◆ **MATERIAL**
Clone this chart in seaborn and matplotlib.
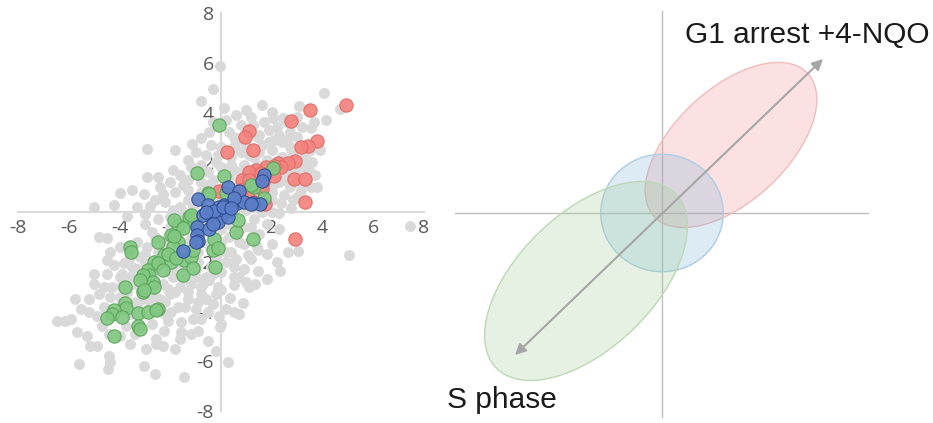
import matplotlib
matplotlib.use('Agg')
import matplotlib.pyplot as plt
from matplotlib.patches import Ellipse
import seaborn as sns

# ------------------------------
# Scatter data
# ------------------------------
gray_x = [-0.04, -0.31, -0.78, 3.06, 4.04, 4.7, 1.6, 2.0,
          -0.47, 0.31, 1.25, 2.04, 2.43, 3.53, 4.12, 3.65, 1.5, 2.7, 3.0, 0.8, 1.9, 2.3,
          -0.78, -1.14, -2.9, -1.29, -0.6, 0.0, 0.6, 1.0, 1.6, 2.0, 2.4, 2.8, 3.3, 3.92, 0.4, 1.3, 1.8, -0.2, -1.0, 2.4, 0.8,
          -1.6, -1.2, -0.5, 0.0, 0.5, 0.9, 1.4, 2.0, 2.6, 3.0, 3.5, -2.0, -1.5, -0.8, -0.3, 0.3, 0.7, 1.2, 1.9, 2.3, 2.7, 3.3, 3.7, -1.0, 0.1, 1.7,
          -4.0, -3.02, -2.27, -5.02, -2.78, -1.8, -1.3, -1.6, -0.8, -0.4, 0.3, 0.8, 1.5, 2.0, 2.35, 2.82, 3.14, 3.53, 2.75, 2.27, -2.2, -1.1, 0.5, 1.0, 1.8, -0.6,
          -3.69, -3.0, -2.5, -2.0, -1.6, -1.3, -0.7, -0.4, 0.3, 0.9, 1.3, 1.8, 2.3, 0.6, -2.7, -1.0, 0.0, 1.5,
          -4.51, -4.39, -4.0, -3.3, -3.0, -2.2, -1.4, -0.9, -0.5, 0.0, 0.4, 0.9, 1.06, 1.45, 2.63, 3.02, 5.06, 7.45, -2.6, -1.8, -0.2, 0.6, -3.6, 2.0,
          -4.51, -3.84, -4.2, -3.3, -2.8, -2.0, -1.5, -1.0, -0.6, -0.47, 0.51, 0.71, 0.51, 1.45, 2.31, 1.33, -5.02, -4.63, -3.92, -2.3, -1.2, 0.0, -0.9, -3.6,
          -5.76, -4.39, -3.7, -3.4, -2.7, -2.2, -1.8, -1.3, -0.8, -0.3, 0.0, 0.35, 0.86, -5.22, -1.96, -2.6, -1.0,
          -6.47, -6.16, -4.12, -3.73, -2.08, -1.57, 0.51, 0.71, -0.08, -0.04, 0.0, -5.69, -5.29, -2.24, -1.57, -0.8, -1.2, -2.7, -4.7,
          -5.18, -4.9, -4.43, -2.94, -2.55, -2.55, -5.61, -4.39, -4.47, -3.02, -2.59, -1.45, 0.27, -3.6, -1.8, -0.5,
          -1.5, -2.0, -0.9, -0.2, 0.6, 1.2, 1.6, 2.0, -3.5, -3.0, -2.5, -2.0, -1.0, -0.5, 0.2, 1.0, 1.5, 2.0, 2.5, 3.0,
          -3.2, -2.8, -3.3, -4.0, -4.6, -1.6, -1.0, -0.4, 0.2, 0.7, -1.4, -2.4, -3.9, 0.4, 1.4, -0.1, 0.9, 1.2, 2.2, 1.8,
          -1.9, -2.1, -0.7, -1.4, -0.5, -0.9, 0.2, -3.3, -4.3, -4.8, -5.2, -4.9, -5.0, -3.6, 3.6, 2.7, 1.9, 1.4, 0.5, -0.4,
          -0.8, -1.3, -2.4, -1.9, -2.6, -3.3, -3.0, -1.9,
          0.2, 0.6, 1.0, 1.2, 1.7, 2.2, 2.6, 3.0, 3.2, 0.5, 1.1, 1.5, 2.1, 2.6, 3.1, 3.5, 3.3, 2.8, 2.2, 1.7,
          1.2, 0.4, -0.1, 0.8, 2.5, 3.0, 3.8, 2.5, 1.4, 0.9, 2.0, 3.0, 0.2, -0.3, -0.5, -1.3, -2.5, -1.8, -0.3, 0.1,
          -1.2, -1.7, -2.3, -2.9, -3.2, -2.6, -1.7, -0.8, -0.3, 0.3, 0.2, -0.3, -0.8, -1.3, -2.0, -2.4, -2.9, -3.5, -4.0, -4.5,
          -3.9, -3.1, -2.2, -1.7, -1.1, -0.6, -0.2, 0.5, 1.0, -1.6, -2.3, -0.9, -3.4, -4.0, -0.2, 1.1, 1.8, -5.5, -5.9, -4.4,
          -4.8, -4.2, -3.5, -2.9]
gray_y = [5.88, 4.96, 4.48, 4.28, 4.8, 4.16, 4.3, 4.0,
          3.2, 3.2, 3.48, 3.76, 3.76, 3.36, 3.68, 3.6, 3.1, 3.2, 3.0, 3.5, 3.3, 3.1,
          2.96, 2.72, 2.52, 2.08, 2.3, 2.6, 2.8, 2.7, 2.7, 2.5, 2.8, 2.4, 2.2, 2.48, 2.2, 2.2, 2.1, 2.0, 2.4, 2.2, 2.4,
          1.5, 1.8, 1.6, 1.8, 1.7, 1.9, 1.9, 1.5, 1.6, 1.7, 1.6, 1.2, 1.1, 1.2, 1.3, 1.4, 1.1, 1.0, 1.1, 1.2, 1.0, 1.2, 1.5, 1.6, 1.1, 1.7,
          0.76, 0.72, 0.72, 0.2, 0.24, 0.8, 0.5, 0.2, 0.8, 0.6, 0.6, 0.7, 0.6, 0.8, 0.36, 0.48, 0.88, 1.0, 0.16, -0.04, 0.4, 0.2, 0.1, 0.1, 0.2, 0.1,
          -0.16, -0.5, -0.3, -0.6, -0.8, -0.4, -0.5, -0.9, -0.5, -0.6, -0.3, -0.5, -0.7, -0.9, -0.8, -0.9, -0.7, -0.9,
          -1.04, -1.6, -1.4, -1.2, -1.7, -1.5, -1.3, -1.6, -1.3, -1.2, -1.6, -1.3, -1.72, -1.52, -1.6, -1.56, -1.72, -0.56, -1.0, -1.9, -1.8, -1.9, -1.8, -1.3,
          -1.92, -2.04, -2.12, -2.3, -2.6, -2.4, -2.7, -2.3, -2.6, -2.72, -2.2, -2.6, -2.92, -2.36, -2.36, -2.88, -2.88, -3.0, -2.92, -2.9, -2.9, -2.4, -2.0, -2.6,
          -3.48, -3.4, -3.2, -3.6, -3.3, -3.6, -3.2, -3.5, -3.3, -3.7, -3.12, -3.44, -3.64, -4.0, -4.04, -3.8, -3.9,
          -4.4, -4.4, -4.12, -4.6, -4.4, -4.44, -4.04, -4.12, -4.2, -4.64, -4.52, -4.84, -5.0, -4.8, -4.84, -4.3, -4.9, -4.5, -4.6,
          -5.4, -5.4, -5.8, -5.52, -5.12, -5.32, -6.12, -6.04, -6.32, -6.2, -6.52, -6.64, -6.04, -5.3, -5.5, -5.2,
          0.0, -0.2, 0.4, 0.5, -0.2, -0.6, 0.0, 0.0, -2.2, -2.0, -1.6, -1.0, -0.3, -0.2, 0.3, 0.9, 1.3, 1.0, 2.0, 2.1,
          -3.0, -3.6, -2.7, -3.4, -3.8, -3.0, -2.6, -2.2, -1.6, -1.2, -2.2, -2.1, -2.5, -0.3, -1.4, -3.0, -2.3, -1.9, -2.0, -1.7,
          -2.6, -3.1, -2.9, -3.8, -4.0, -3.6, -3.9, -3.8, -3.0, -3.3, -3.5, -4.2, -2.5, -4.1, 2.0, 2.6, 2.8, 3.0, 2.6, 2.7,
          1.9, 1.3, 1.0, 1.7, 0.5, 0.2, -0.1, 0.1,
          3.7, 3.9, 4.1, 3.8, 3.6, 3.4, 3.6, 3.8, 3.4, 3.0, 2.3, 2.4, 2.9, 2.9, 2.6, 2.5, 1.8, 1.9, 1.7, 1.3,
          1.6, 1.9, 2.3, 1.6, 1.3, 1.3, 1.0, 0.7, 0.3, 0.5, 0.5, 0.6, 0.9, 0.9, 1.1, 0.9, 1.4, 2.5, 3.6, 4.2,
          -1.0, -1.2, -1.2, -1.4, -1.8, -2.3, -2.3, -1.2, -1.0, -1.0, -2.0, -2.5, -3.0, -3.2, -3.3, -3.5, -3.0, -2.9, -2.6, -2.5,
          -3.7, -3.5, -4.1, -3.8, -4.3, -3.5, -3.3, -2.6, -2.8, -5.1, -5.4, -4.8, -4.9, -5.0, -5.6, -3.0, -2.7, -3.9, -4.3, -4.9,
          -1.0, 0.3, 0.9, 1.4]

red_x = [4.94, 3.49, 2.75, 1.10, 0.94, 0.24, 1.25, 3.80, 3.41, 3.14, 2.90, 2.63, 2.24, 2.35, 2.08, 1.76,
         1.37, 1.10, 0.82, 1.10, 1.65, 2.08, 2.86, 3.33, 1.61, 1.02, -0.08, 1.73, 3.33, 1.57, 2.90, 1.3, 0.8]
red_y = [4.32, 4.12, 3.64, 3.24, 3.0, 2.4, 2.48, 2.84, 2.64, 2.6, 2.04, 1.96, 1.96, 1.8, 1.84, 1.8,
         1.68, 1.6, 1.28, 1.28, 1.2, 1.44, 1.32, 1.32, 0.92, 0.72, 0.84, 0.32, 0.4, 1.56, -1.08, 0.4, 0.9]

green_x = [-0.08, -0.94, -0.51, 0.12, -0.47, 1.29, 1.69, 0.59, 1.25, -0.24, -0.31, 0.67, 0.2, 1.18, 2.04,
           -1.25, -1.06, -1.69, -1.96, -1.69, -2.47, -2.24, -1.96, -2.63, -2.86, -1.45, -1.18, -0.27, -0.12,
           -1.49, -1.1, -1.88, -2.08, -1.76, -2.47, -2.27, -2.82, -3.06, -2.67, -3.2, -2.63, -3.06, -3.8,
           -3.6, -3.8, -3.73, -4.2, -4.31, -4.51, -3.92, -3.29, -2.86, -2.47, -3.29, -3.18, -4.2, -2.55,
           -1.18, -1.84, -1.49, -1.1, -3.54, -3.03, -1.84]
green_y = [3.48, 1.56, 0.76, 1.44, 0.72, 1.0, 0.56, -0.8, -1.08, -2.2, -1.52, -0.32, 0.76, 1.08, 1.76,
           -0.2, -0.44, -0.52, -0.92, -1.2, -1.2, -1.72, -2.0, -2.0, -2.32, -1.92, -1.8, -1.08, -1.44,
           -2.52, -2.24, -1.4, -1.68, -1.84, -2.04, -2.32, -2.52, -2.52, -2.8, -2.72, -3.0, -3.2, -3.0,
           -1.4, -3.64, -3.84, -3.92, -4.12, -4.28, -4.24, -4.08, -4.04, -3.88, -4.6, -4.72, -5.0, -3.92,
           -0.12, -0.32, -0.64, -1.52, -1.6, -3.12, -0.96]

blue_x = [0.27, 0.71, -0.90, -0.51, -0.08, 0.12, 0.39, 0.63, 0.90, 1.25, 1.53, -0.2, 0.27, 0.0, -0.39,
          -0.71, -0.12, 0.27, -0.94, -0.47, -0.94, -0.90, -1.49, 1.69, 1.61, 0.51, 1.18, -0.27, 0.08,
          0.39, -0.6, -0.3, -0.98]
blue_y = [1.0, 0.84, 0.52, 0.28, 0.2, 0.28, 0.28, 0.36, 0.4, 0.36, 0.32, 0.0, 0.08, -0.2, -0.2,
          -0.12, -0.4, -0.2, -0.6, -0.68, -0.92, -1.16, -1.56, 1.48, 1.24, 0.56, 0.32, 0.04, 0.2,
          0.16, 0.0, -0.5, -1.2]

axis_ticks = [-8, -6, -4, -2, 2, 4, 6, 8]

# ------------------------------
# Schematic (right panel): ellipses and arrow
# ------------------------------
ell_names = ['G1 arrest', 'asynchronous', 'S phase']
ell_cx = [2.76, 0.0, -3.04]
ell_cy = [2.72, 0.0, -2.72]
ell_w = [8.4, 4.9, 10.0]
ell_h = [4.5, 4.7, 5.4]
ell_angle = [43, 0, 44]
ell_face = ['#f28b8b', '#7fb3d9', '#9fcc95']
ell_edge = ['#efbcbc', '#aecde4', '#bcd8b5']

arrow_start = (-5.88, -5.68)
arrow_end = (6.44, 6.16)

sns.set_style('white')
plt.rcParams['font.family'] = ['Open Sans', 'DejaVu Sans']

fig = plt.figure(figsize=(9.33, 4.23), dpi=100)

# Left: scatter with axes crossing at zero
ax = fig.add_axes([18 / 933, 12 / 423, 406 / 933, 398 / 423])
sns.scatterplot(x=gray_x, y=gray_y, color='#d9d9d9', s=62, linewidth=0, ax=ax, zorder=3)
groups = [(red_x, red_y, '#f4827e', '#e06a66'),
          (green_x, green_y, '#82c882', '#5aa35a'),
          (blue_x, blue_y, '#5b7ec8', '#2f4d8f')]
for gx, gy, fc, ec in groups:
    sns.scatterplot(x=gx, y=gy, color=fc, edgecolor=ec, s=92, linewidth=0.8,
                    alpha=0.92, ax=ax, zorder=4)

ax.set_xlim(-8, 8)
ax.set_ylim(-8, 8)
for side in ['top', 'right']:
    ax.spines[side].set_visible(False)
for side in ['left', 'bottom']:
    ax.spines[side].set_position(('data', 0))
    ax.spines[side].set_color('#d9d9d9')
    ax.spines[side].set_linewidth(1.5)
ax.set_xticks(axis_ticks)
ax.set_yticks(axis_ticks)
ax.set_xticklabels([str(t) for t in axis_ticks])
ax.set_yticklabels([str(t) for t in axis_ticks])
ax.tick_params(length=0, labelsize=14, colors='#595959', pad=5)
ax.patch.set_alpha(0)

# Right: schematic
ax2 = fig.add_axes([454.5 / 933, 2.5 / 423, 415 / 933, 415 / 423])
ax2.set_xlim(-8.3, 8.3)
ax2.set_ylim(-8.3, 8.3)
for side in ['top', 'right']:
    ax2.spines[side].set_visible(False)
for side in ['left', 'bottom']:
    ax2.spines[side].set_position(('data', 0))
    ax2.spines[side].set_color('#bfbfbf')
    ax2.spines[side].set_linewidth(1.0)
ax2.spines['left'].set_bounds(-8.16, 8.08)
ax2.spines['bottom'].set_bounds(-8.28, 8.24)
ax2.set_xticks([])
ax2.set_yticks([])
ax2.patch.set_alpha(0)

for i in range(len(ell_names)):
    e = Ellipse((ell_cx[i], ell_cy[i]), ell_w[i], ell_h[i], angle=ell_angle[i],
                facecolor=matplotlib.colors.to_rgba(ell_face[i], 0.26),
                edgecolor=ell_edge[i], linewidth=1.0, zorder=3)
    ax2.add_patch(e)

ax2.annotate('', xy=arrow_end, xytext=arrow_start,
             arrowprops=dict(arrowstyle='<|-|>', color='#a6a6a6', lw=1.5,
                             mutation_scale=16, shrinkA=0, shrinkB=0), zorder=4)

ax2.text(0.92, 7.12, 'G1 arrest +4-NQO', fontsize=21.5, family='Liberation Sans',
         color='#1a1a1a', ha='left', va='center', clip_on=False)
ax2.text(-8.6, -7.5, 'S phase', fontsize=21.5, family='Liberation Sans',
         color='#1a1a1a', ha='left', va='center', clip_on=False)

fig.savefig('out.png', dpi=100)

* * *

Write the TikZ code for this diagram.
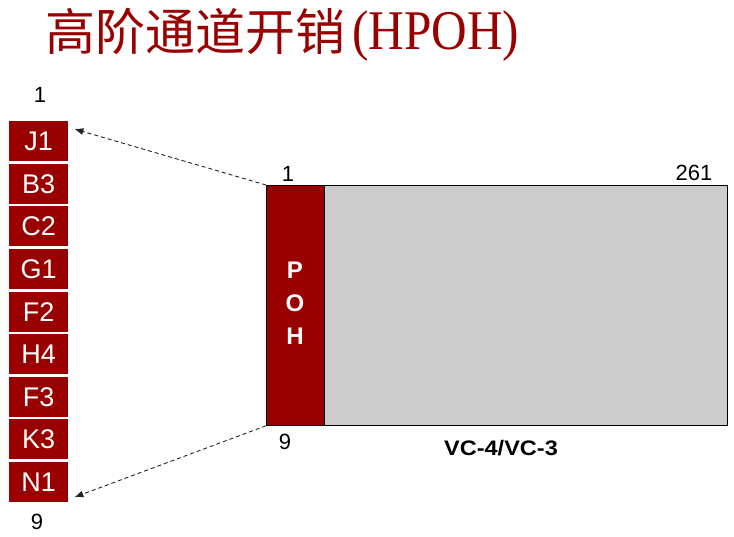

* * *

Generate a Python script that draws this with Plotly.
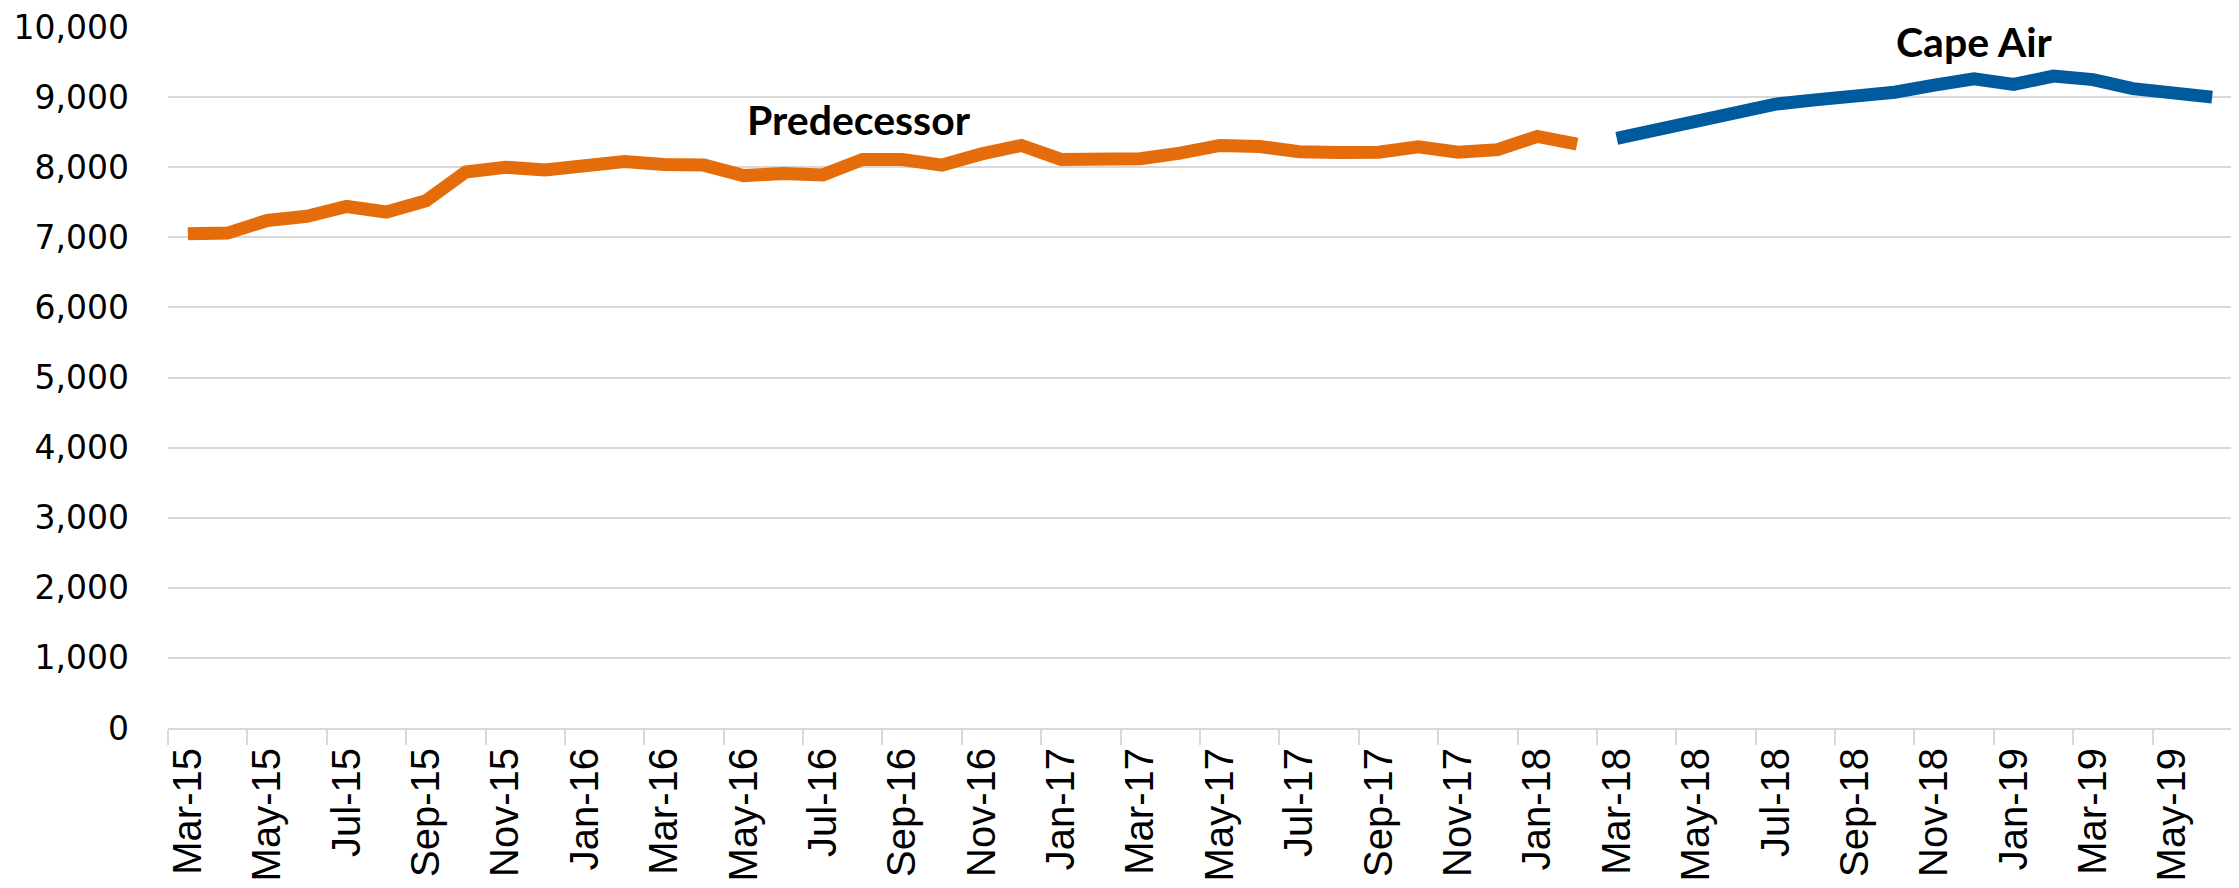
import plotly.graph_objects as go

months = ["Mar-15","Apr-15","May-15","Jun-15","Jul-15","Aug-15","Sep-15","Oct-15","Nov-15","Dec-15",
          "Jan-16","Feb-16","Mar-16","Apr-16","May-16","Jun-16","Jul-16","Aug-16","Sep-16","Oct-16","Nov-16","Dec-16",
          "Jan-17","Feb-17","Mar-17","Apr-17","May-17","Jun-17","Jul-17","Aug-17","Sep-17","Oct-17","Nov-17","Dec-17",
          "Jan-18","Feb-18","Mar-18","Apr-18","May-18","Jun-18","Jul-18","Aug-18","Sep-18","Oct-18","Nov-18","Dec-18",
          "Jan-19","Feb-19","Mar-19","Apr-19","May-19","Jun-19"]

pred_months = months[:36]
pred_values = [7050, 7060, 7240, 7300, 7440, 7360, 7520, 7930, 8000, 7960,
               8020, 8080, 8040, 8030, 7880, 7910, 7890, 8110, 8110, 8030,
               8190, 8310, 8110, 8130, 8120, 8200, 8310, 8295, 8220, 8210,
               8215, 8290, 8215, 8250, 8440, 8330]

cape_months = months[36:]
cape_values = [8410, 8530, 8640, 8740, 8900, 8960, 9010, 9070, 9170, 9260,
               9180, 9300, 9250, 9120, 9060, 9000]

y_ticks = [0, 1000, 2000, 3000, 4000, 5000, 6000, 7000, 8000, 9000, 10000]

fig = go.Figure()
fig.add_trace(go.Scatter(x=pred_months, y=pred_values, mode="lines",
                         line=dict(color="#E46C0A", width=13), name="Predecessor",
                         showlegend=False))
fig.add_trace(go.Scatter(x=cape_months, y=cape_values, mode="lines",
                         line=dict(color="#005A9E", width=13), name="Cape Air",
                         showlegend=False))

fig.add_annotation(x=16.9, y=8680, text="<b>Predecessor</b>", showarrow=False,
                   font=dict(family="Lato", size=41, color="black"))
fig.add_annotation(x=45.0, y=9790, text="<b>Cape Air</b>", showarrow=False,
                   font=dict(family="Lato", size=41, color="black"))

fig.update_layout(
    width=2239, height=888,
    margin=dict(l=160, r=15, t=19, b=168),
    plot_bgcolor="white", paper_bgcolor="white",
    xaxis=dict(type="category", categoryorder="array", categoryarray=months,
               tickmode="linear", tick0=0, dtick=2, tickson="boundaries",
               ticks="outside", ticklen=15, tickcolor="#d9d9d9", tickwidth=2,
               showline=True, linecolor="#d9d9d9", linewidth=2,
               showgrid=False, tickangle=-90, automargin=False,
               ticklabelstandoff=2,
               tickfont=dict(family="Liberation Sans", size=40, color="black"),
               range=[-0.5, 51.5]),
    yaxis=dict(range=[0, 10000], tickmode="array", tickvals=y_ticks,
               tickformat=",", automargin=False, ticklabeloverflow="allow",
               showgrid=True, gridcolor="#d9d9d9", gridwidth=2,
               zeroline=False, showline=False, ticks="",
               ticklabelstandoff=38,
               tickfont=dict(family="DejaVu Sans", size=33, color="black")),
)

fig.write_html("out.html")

◆ **AIM**
In the listing above, find the line with "Clone this chart in seaborn and matplotlib." and the line with "import seaborn as sns". Copy both of them and every line between, exactly, but not the pictures.

◆ **RESULT OF THE EXERCISE**
Clone this chart in seaborn and matplotlib.
import matplotlib
matplotlib.use('Agg')
import matplotlib.pyplot as plt
from matplotlib.patches import Ellipse
import seaborn as sns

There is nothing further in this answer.